Algo sorprendente es que todavía hoy, más de diez años después, muchos de sus amigos y conocidos desconocen su verdadera identidad: “Hay amigos que han visto mi foto de perfil y no se creen que soy una mujer. Están enterándose ahora de quién soy y no saben cómo hablarme o cómo saludarme si me encuentran”, revela. Y añade: “Sin embargo, mientras estuve en Afganistán no podía explicarles quién era porque la presión social era demasiado fuerte y no quería que les pasara nada”.
Romper los tópicos
Desde su llegada a Europa, Nadia se dedica a estudiar y a buscar las mil y una fórmulas para explicar al mundo cómo es su país. Quiere terminar con los tópicos y estereotipos que los medios alimentan sobre su tierra: la guerra, el miedo, la miseria. En su lugar, Nadia dibuja un Afganistán “hospitalario, de pasión y amistad”, humano e íntimo. Un país “de mujeres valientes que luchan para tener una vida mejor”. Para ello, aprovecha cada oportunidad para desmontar esa imagen preconcebida: da charlas, escribe libros, se sube a los escenarios y concede miles de entrevistas.

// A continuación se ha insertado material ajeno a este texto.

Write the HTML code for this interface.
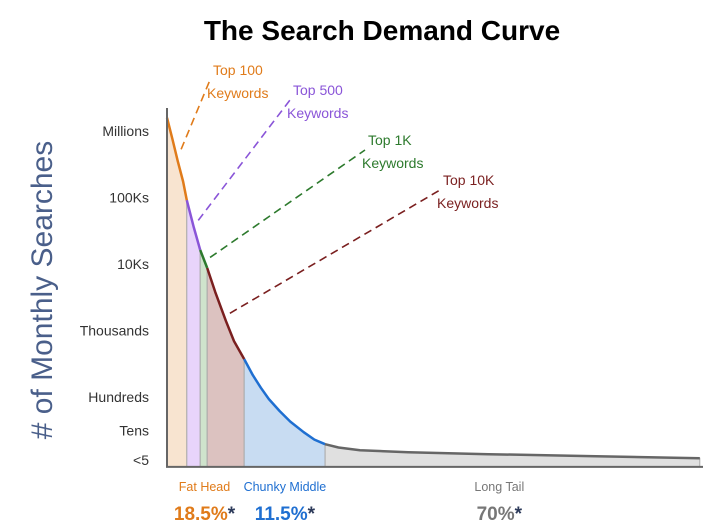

En su discurso, siempre una referencia imprescindible: el dolor de la guerra. Y frente a eso, espeta: “Una parte importante de la población de Occidente no es consciente de cómo funcionan las políticas de sus gobiernos, cuántas armas producen que terminan utilizándose en conflictos como el de Afganistán”, critica con determinación. “Son gobiernos que siempre han encontrado algún motivo para hacer que las fábricas de armas no dejen de funcionar. Si tú produces patata y nadie te la compra, se pudre. Si producen armas y nadie las compra, no ganan. Necesitan alimentar la guerra para sacarle beneficios y, para taparlo, ponen como excusa la religión”, añade indignada.
Convencida de que un día volverá a su país porque “no es una refugiada”, confía que las generaciones futuras de afganos y afganas tendrán claro los errores cometidos en el pasado para que no se repitan. “Eso me da mucha esperanza”, asegura con optimismo.
Nadia confiesa que tiene dos sueños por cumplir. El primero, devolver la sonrisa a su madre, “una herida” que le quedó pendiente. “A veces pienso que aunque mi cuerpo esté en Barcelona, mi espíritu sigue en Afganistán luchando por mi familia”, reflexiona.
El segundo: la paz. Y en eso se reafirma: “Cuando hay paz puedes buscar tu libertad, pero si ésta no existe, entonces hay que encontrar como sea la manera de ser libre”.